Photonic multipartite entanglement conversion using nonlocal operations

TL;DR

This paper introduces a linear optical setup for converting multipartite entangled states in quantum networks using nonlocal operations, enabling state transformation without full access to the states.

Contribution

It presents a novel, flexible linear optical gate for converting multipartite entangled states under restricted access, advancing distributed quantum computation and communication.

Findings

Successfully converts four-qubit entangled states, such as cluster to GHZ and Dicke states.

Demonstrates integration of the gate into extended graph state networks.

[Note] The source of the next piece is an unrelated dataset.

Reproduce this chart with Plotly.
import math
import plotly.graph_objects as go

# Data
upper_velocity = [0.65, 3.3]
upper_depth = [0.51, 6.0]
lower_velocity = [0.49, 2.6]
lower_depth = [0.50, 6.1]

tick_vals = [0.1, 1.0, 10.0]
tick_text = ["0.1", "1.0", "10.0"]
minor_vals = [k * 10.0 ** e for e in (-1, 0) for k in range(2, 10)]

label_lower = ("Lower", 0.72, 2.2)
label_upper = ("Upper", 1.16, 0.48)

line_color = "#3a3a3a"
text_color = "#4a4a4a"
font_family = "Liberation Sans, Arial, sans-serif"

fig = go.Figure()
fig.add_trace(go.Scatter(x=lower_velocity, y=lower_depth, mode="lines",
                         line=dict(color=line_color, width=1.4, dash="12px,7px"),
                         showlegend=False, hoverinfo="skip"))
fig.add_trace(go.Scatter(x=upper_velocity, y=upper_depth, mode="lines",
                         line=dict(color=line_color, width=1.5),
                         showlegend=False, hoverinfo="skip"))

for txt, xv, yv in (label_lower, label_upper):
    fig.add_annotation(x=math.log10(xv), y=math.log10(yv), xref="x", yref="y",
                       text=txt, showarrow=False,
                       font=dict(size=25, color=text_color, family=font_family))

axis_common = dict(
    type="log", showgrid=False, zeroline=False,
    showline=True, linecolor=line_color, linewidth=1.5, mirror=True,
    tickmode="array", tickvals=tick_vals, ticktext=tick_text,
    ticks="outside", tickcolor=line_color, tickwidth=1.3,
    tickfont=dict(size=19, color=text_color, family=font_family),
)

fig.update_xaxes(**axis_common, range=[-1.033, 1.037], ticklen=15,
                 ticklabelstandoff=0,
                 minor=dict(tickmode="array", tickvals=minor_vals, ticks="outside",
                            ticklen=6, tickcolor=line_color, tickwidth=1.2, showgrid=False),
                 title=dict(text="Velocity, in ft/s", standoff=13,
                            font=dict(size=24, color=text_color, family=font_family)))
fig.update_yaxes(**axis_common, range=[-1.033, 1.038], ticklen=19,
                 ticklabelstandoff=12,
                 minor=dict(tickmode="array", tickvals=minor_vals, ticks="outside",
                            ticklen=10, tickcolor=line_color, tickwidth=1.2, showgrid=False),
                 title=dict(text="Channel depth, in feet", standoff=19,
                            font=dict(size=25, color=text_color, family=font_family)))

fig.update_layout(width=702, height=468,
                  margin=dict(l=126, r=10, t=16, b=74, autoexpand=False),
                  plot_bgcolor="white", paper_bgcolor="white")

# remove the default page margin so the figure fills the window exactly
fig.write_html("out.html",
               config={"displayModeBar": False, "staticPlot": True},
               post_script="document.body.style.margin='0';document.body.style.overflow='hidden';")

Shows generation of quantum correlations without entanglement.

Abstract

We propose a simple setup for the conversion of multipartite entangled states in a quantum network with restricted access. The scheme uses nonlocal operations to enable the preparation of states that are inequivalent under local operations and classical communication, but most importantly does not require full access to the states. It is based on a flexible linear optical conversion gate that uses photons, which are ideally suited for distributed quantum computation and quantum communication in extended networks. In order to show the basic working principles of the gate, we focus on converting a four-qubit entangled cluster state to other locally inequivalent four-qubit states, such as the GHZ and symmetric Dicke state. We also show how the gate can be incorporated into extended graph state networks, and can be used to generate variable entanglement and quantum correlations without entanglement but nonvanishing quantum discord.